I would have stopped at Day 3 gladly, but Day 4 came next…

So today is the third day of Lent.

This year I decided to give up coffee. Was going to give up pop, but I don’t drink it that much whereas consuming coffee has long become a daily occurrence for me.

The last time I gave up coffee was in college. Before then I never got into the habit of drinking coffee, but for some reason (perhaps as a right of passage? done out of necessity for pulling all-nighters?) college kids just start to do the coffee thing.

There was also a Starbucks right on campus, which was a total novelty considering that my hometown never had one until only recently. Plus they totally accepted “Case Cash” which is the extra money put on your student ID as part of the meal plan — to use at times when the cafeteria’s not open or to go to Subway, etc.

I didn’t realize how addicted I had become until about the 3rd and 4th days when I got a (lack of) caffeine headache.  I guess I didn’t think that the crappy vending machines at the art school really had coffee in their coffee drinks… I mean, I didn’t go to Starbucks every single day, but I did frequent the 55-cent-watery-powdered-coffee dispenser fairly often.

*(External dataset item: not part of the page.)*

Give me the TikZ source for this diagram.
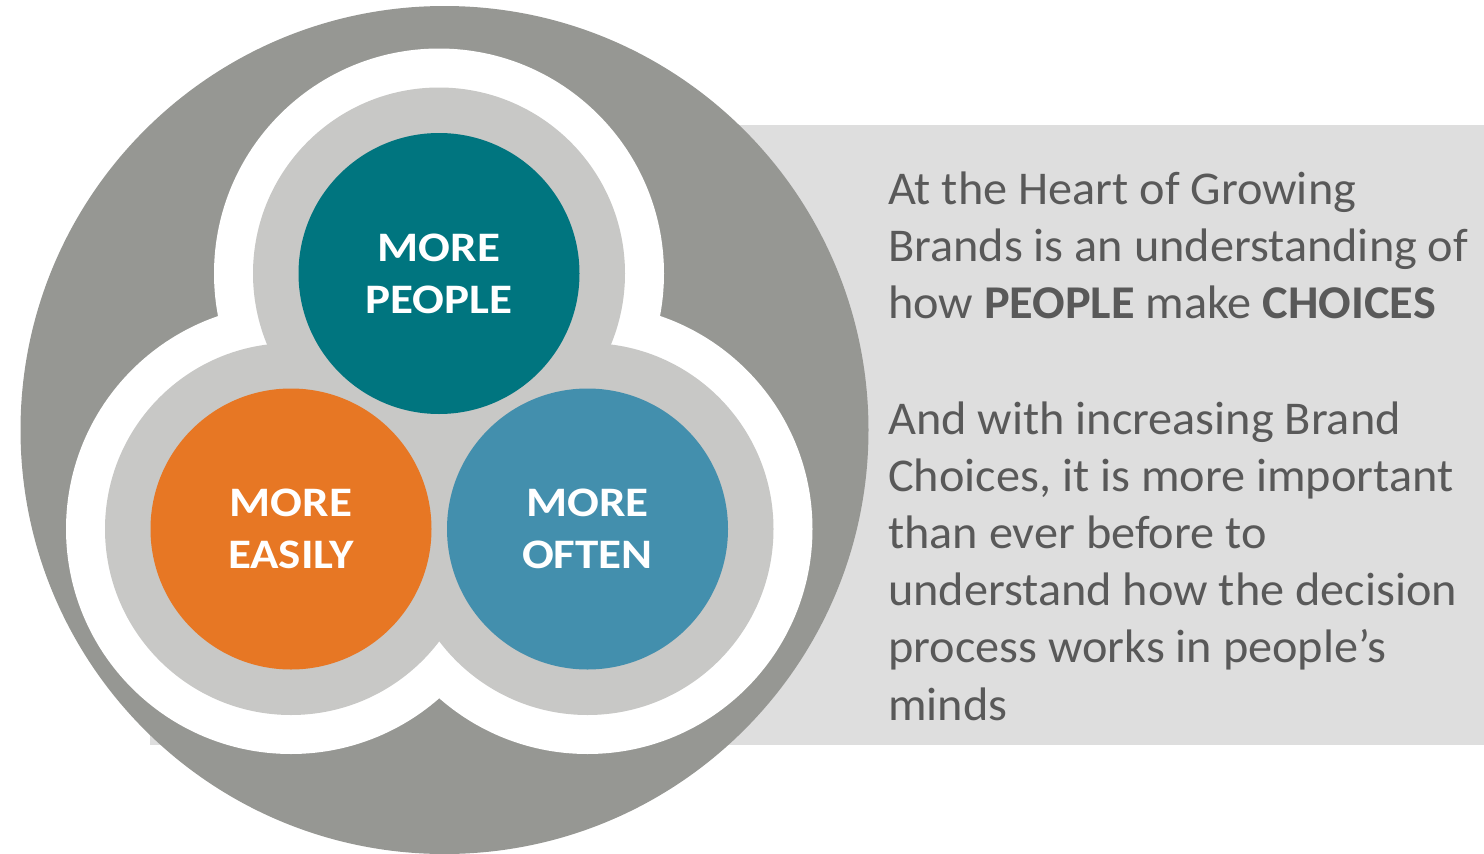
\documentclass[tikz,border=0pt]{standalone}
\usepackage{fontspec}
\setmainfont{Carlito}
\newfontfamily\corefont[FakeStretch=1.12]{Carlito}
\newfontfamily\panelfont[FakeStretch=1.027]{Carlito}
\usepackage{tikz}
\definecolor{RingGray}{RGB}{150,151,147}
\definecolor{SoftGray}{RGB}{200,200,198}
\definecolor{PanelGray}{RGB}{222,222,222}
\definecolor{TealCore}{RGB}{0,117,127}
\definecolor{OrangeCore}{RGB}{231,119,36}
\definecolor{BlueCore}{RGB}{67,143,173}
\definecolor{TextGray}{RGB}{89,89,89}
\tikzset{
  core/.style={circle, minimum size=281pt, inner sep=0pt, text=white, align=center,
    font=\corefont\fontsize{42}{52}\selectfont\bfseries},
  halo/.style={fill=white},
  band/.style={fill=SoftGray},
  txtline/.style={anchor=base west, inner sep=0pt, text=TextGray,
    font=\panelfont\fontsize{47}{57}\selectfont},
}

\begin{document}
\begin{tikzpicture}[x=1pt, y=-1pt]
  \useasboundingbox (0,0) rectangle (1484,854);
  % centres of the three cores
  \coordinate (ctop) at (439,273.5);
  \coordinate (cleft) at (291,529);
  \coordinate (cright) at (587.5,529);

  % text panel behind the disc
  \fill[PanelGray] (150,125) rectangle (1484,745);
  \fill[RingGray] (444.5,430) circle[radius=424pt];

  % white halo, then grey band
  \foreach \c in {ctop,cleft,cright}
    \fill[halo] (\c) circle[radius=225pt];
  \foreach \c in {ctop,cleft,cright}
    \fill[band] (\c) circle[radius=186pt];

  \node[core, fill=TealCore] (people) at (ctop) {MORE\\PEOPLE};
  \node[core, fill=OrangeCore] (easily) at (cleft) {MORE\\EASILY};
  \node[core, fill=BlueCore] (often) at (cright) {MORE\\OFTEN};

  % right hand text
  \foreach \t [count=\i from 0] in {At the Heart of Growing,
      Brands is an understanding of,
      how \textbf{PEOPLE} make \textbf{CHOICES}}
    \node[txtline] (head\i) at (888,{204+57*\i}) {\t};
  \foreach \t [count=\i from 0] in {And with increasing Brand,
      {Choices, it is more important},
      than ever before to,
      understand how the decision,
      process works in people’s,
      minds}
    \node[txtline] (body\i) at (888,{434+57.2*\i}) {\t};
\end{tikzpicture}
\end{document}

This year it’s not so bad.  I did have a bit of a headache today, but I can’t tell if it’s from the caffeine or something else since I was also kind of nauseated.


Though I’m Catholic, I’m  interested in utilizing this time to exercise some self-control. I mean, I know that giving something up/not eating meat on Fridays represents sacrifice and things, but I would have to dig deep in the ol’ mental filing cabinet to really remember all the details and how-comes that go along with the Lenten season.

On that note, however, I am going to try to read through the entire Bible before Easter.

You may remember this post about my teenage “bucket list”… Well reading the Bible is one of the items I added to my grown-up version (which I have yet to publish).

I have the basic gist of it down from going to church every weekend throughout my childhood, but I’ve never sat down and actually read the book from start-to-finish. I’m not expecting to understand the entire Bible in just a few weeks — I just want to get a feel for the flow of it.

That’s why I’m reading through a Contemporary English version to start. I’ll graduate to the New Oxford Annotated Bible (with Apocrypha) when I’m really ready to be ultra-studious about it. (That’s the huge one with elaborate academic-sounding footnotes and the “missing” books in it.)

I’ve only made it through about 12 pages (I need to do about 21 per day to finish on time), but a lot more has happened than I expected/remembered.

-The creation of all things (check!)

-Adam and Eve get banished from the Garden of Eden (check!)

-Noah saves all the animals from certain death (check!)

-They all have a whole bunch of descendants when they’re like 300-600 years old (check!)

Abraham’s Adam’s wife, Eve, bears a son who kills the other son (check!)

-The evil, corrupt cities of Sodom and Gomorrah are destroyed (check!)


It’s amusing the way it’s all put into layman’s terms. Like the first verses are simplified to pretty much read as follows:

“God decided to create birds. This was good. And that’s how birds were created.”

I get that there’s no way that we could possible know how God created birds, but it’s just funny how this version lacks the eloquence that the original versions surely had.

Anyway, I should probably head upstairs and get to readin’ if I’m ever going to catch up.